Leland Myers, Central Davis Sewer District manager and the chief spokesman for the rule, countered by saying there isn't anyone in Snyderville who would qualify to initiate a peer review.

To initiate the process under the bill, an individual or entity would have to hold an outstanding water quality permit, be willing and able to bear the costs of the peer review process — an estimated $65,000 per year, including administrative costs incurred by the Division of Water Quality — and prove that the challenged action would have a significant impact on the challenger.

This has caused the proposal's opponents to characterize it as an "elitist" effort to allow industry interests to buy science while cutting the public out of the process.

But Myers argued that the coalition behind the bill represents 75 percent of the state's population.

"We think this is a good process that is good for the citizens of the state," he said.

Luers said he could not support legislation that was drafted to suit the specific purposes of a group of six water treatment entities. The entities that drafted this bill, he said, were next on the list to be tasked with implementing the state's phosphorus rule, which requires water treatment plants to install technological upgrades that remove phosphorus — a nutrient that in abnormally high quantities can contribute to the formation of potentially deadly algal blooms — from treated water prior to its discharge.

"We were one of the first entities in the state to be asked to implement that standard," he said. "Leland [Myers] and these folks haven't got there yet, and this legislation is drafted by them and for them."

Walt Baker, the director of the Division of Water Quality, said that removing phosphorus is an expensive proposition, but worth it. He pointed to the drinking-water crisis in Flint, Mich., as a water quality problem.

"That was a water quality problem where pollution in the water caused the dissolution of lead out of pipes," he said.

Baker said he would lend his support to the bill, but only on the condition the bill was amended with language that would prevent the peer review of division actions that are already in place.

And he aired a laundry list of concerns about the bill, including that it could result in administrative inefficiencies or be used to skirt the existing public rule-making process.

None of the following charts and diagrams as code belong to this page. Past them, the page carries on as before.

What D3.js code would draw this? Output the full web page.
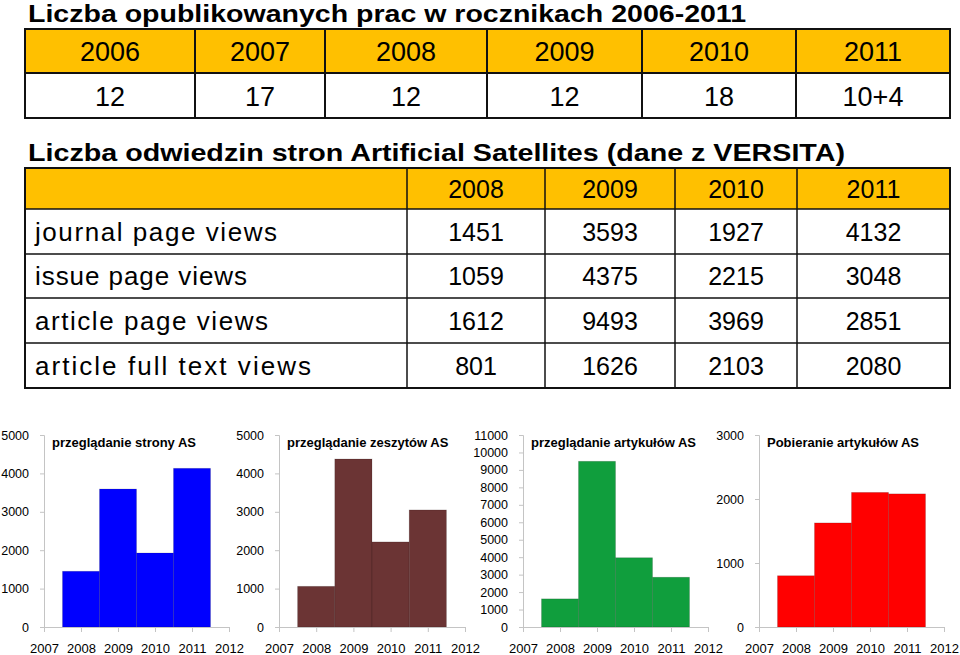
<!DOCTYPE html>
<html><head><meta charset="utf-8">
<script src="https://cdn.jsdelivr.net/npm/d3@7/dist/d3.min.js"></script>
<style>
html,body{margin:0;padding:0;background:#fff;}
svg{display:block;font-family:Arial,"Liberation Sans",sans-serif;}
</style></head>
<body>
<svg id="c" width="960" height="655"></svg>
<script>
// ---- data ----
const title1 = "Liczba opublikowanych prac w rocznikach 2006-2011";
const pubYears = ["2006","2007","2008","2009","2010","2011"];
const pubCounts = ["12","17","12","12","18","10+4"];

const title2 = "Liczba odwiedzin stron Artificial Satellites (dane z VERSITA)";
const visitYears = [2008, 2009, 2010, 2011];
const rowLabels = ["journal page views","issue page views","article page views","article full text views"];
const journalViews = [1451, 3593, 1927, 4132];
const issueViews = [1059, 4375, 2215, 3048];
const articleViews = [1612, 9493, 3969, 2851];
const fullTextViews = [801, 1626, 2103, 2080];

const chartTitles = ["przeglądanie strony AS","przeglądanie zeszytów AS","przeglądanie artykułów AS","Pobieranie artykułów AS"];
const chartMax = [5000, 5000, 11000, 3000];
const xTickYears = [2007, 2008, 2009, 2010, 2011, 2012];

// ---- layout constants ----
const svg = d3.select("#c");
const orange = "#ffc000";
const labelWidths = [242, 212, 233, 276];

// Title 1
svg.append("text").attr("x",28).attr("y",22).attr("font-size",24).attr("font-weight","bold")
  .attr("textLength",718).attr("lengthAdjust","spacingAndGlyphs").text(title1);

// Table 1
const t1Cols = [25,195,325,487,642,796,950];
const t1Rows = [29,73,118];
const t1 = svg.append("g");
pubYears.forEach((y,i)=>{
  const x0=t1Cols[i], x1=t1Cols[i+1];
  t1.append("rect").attr("x",x0).attr("y",t1Rows[0]).attr("width",x1-x0).attr("height",t1Rows[1]-t1Rows[0]).attr("fill",orange);
  t1.append("text").attr("x",(x0+x1)/2).attr("y",(t1Rows[0]+t1Rows[1])/2+10).attr("text-anchor","middle").attr("font-size",27).text(y);
  t1.append("text").attr("x",(x0+x1)/2).attr("y",(t1Rows[1]+t1Rows[2])/2+10).attr("text-anchor","middle").attr("font-size",27).text(pubCounts[i]);
});
t1Cols.forEach(x=>t1.append("line").attr("x1",x).attr("x2",x).attr("y1",t1Rows[0]).attr("y2",t1Rows[2]).attr("stroke","#111").attr("stroke-width",2));
t1Rows.forEach(y=>t1.append("line").attr("x1",t1Cols[0]-1).attr("x2",t1Cols[6]+1).attr("y1",y).attr("y2",y).attr("stroke","#111").attr("stroke-width",2));

// Title 2
svg.append("text").attr("x",28).attr("y",161).attr("font-size",24).attr("font-weight","bold")
  .attr("textLength",817).attr("lengthAdjust","spacingAndGlyphs").text(title2);

// Table 2
const t2Cols = [25,407,545,675,797,950];
const t2Rows = [168,209,254,298,343,388];
const t2 = svg.append("g");
t2.append("rect").attr("x",t2Cols[0]).attr("y",t2Rows[0]).attr("width",t2Cols[5]-t2Cols[0]).attr("height",t2Rows[1]-t2Rows[0]).attr("fill",orange);
visitYears.forEach((y,i)=>{
  t2.append("text").attr("x",(t2Cols[i+1]+t2Cols[i+2])/2).attr("y",(t2Rows[0]+t2Rows[1])/2+9).attr("text-anchor","middle").attr("font-size",25).text(y);
});
const t2Data = [journalViews, issueViews, articleViews, fullTextViews];
t2Data.forEach((vals,r)=>{
  const yc=(t2Rows[r+1]+t2Rows[r+2])/2;
  t2.append("text").attr("x",35).attr("y",yc+9).attr("font-size",26)
    .attr("textLength",labelWidths[r]).attr("lengthAdjust","spacing").text(rowLabels[r]);
  vals.forEach((v,i)=>{
    t2.append("text").attr("x",(t2Cols[i+1]+t2Cols[i+2])/2).attr("y",yc+9).attr("text-anchor","middle").attr("font-size",25).text(v);
  });
});
t2Cols.forEach((x,i)=>t2.append("line").attr("x1",x).attr("x2",x).attr("y1",t2Rows[0]).attr("y2",t2Rows[5]).attr("stroke","#111").attr("stroke-width",(i===0||i===5)?2:1.5));
t2Rows.forEach((y,i)=>t2.append("line").attr("x1",t2Cols[0]-1).attr("x2",t2Cols[5]+1).attr("y1",y).attr("y2",y).attr("stroke","#111").attr("stroke-width",(i===0||i===5)?2:1.5));

// Charts
const panelX = [[44,229],[279,465],[523,708],[759,944]];
const colors = ["#0000ff","#6b3434","#109e3d","#ff0000"];
const yBottom = 627, yTop = 435;
const axisCol = "#c4c4c4";

t2Data.forEach((vals,p)=>{
  const g = svg.append("g");
  const x = d3.scaleLinear().domain([2007,2012]).range(panelX[p]);
  const y = d3.scaleLinear().domain([0,chartMax[p]]).range([yBottom,yTop]);
  const ticks = d3.range(0, chartMax[p]+1, 1000);
  g.selectAll("rect.bar").data(vals).join("rect")
    .attr("x",(d,i)=>x(visitYears[i]-0.5))
    .attr("width",(d,i)=>x(visitYears[i]+0.5)-x(visitYears[i]-0.5))
    .attr("y",d=>y(d))
    .attr("height",d=>yBottom-y(d))
    .attr("fill",colors[p])
    .attr("stroke","rgba(0,0,0,0.18)").attr("stroke-width",0.8);
  const ya = g.append("g").attr("transform",`translate(${panelX[p][0]},0)`)
    .call(d3.axisLeft(y).tickValues(ticks).tickSize(4).tickPadding(11).tickFormat(d3.format("d")));
  ya.select(".domain").attr("stroke",axisCol);
  ya.selectAll(".tick line").attr("stroke",axisCol);
  ya.selectAll("text").attr("font-size",12.5).attr("font-family","Arial,'Liberation Sans',sans-serif").attr("fill","#000");
  const xa = g.append("g").attr("transform",`translate(0,${yBottom})`)
    .call(d3.axisBottom(x).tickValues(xTickYears).tickSize(5).tickSizeOuter(0).tickPadding(12).tickFormat(d3.format("d")));
  xa.select(".domain").attr("stroke",axisCol);
  xa.selectAll(".tick line").attr("stroke",axisCol);
  xa.selectAll("text").attr("font-size",13).attr("font-family","Arial,'Liberation Sans',sans-serif").attr("fill","#000");
  g.append("text").attr("x",panelX[p][0]+8).attr("y",447).attr("font-size",13).attr("font-weight","bold").text(chartTitles[p]);
});
</script>
</body></html>
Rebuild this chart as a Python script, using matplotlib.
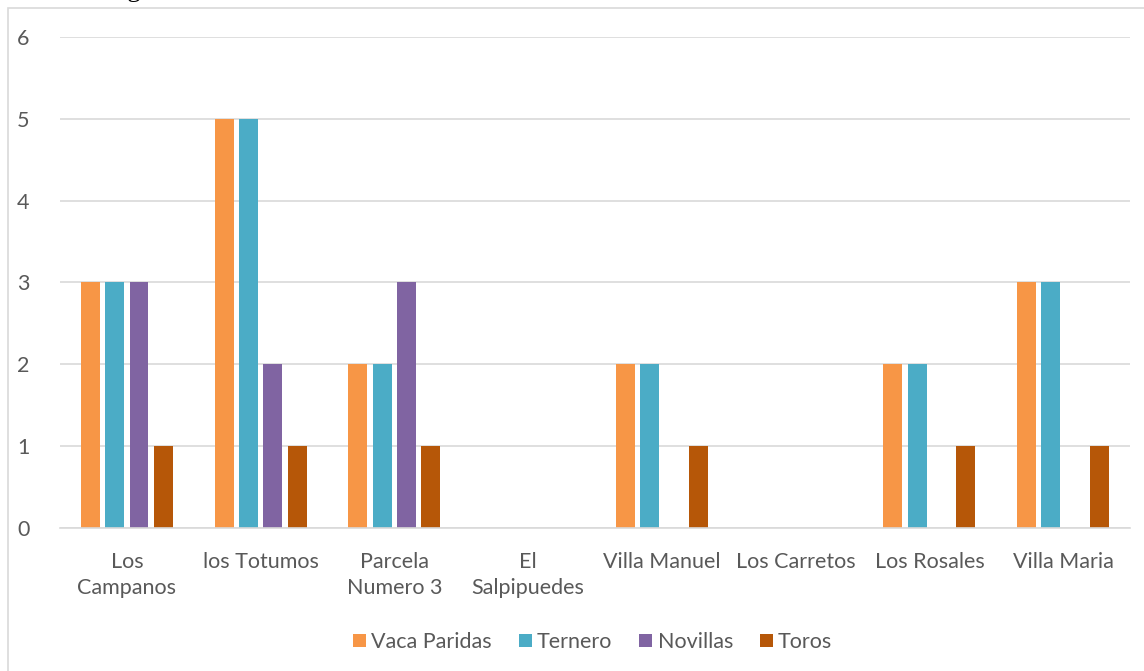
import matplotlib.pyplot as plt
import numpy as np
from matplotlib.patches import Rectangle

# data
fincas = ["Los\nCampanos", "los Totumos", "Parcela\nNumero 3", "El\nSalpipuedes",
          "Villa Manuel", "Los Carretos", "Los Rosales", "Villa Maria"]
vaca_paridas = [3, 5, 2, 0, 2, 0, 2, 3]
ternero = [3, 5, 2, 0, 2, 0, 2, 3]
novillas = [3, 2, 3, 0, 0, 0, 0, 0]
toros = [1, 1, 1, 0, 1, 0, 1, 1]

series = [("Vaca Paridas", vaca_paridas, "#F79646"),
          ("Ternero", ternero, "#4BACC6"),
          ("Novillas", novillas, "#8064A2"),
          ("Toros", toros, "#B65708")]

plt.rcParams['font.family'] = ['Lato', 'DejaVu Sans']
txt = "#595959"

fig = plt.figure(figsize=(11.44, 6.71), dpi=100)
ax = fig.add_axes([0.0524, 0.2131, 0.9354, 0.7318])

x = np.arange(len(fincas))
step = 0.182
width = 0.142
for i, (name, vals, col) in enumerate(series):
    ax.bar(x + (i - 1.5) * step, vals, width, color=col, label=name)

ax.set_xlim(-0.5, len(fincas) - 0.5)
ax.set_ylim(0, 6)
ax.set_yticks(range(0, 7))
ax.set_xticks(x)
ax.set_xticklabels(fincas, fontsize=15.5, color=txt, linespacing=1.4)
ax.tick_params(axis='y', labelsize=15.5, colors=txt, length=0, pad=22)
ax.tick_params(axis='x', length=0, pad=17)
ax.yaxis.grid(True, color="#d9d9d9", linewidth=1.2)
ax.set_axisbelow(True)
for s in ["top", "right", "left"]:
    ax.spines[s].set_visible(False)
ax.spines["bottom"].set_color("#d9d9d9")
ax.spines["bottom"].set_linewidth(1.2)

leg = fig.legend(loc="center", bbox_to_anchor=(0.518, 0.043), ncol=4, frameon=False,
                 fontsize=15.5, handlelength=0.6, handleheight=0.6, handletextpad=0.25,
                 columnspacing=1.25)
for t in leg.get_texts():
    t.set_color(txt)

# chart border
fig.patches.append(Rectangle((8 / 1144, -0.01), 1.0, 1 - 8 / 671 + 0.01,
                             transform=fig.transFigure, fill=False,
                             edgecolor="#d9d9d9", linewidth=1.2))

# caption cut off at the top of the image (as in the reference)
fig.text(0.0, 1 + 3 / 671, "Gráfica  Magnitud de la cantidad de bovinos.",
         family="Liberation Serif", fontsize=19, va="baseline", ha="left", color="black")

fig.savefig("out.png", dpi=100)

He characterized the bill as a solution in search of a problem and said he believed its supporters mistakenly view science as capable of offering a definitive answer where one often does not exist.

"Science is very important and needs to be paramount in what we do in my office," he said, "but it is not the only aspect of good public policy."

If the bill passes, Utah would become the third state in the nation to put peer review on the books; California and Minnesota have also adopted peer-review statutes.